Insurance-based pension plans occupied a distinct space in India's retirement savings ecosystem alongside the NPS, PPF, and EPF. Regulated by the Insurance Regulatory and Development Authority of India (IRDAI) rather than PFRDA, these plans were structured as life insurance contracts and came with the legal protections associated with insurance contracts, including the requirement for insurer solvency margins and policyholder protection under the Insurance Act 1938.
Pension plans from life insurers in India were broadly categorised into traditional (non-unit-linked) and unit-linked (ULIP-based) variants. Traditional pension plans credited guaranteed additions or reversionary bonuses during the accumulation phase, with returns typically linked to the insurer's participating fund performance. Unit-linked pension plans invested premiums in equity or debt sub-funds of the insurer's choosing, with NAV-based growth and market-linked returns. The latter carried more transparent costs and higher potential returns but also market risk.
At vesting — when the policyholder reached the contractual retirement date — the accumulated fund value could be used in two ways: a portion (typically up to one-third) could be commuted as a tax-free lump sum, while the remaining two-thirds was mandatorily used to purchase an annuity. This structure was similar to the NPS withdrawal rules.

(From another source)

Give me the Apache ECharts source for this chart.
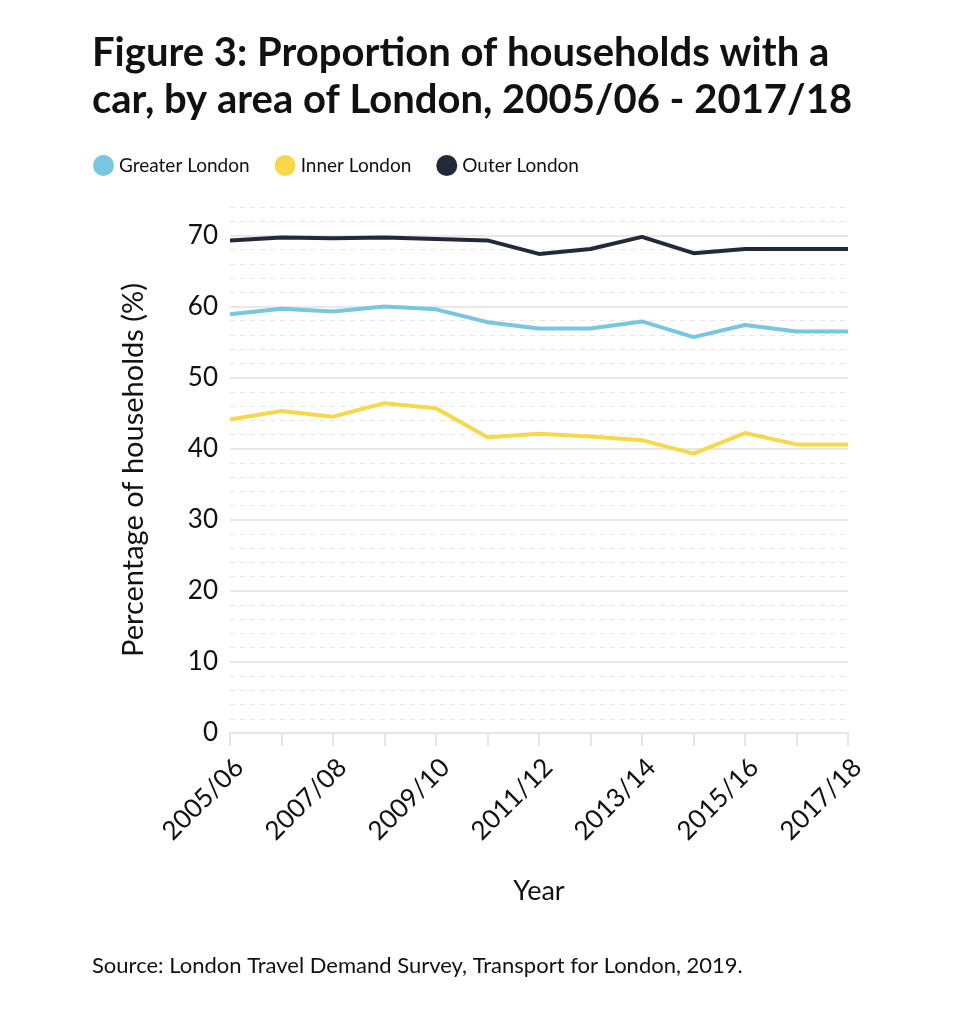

The commuted lump sum was exempt from income tax under Section 10(10A) of the Income Tax Act.
Premium payments into insurance pension plans were eligible for deduction under Section 80CCC of the Income Tax Act, which fell within the overall Rs 1.5 lakh limit under Section 80C. This made pension plan premiums part of the 80C deduction pool, competing with PPF contributions, ELSS investments, and life insurance premiums for the same deduction headroom.
A distinctive feature of insurance pension plans compared to direct annuity products was the life cover component that some offered during the accumulation phase. If the policyholder died before vesting, the nominee received the higher of the sum assured or the accumulated fund value, providing a degree of protection during the working years. The cost of this life cover — the mortality charge — was deducted from the premium or fund value and reduced the corpus available at vesting.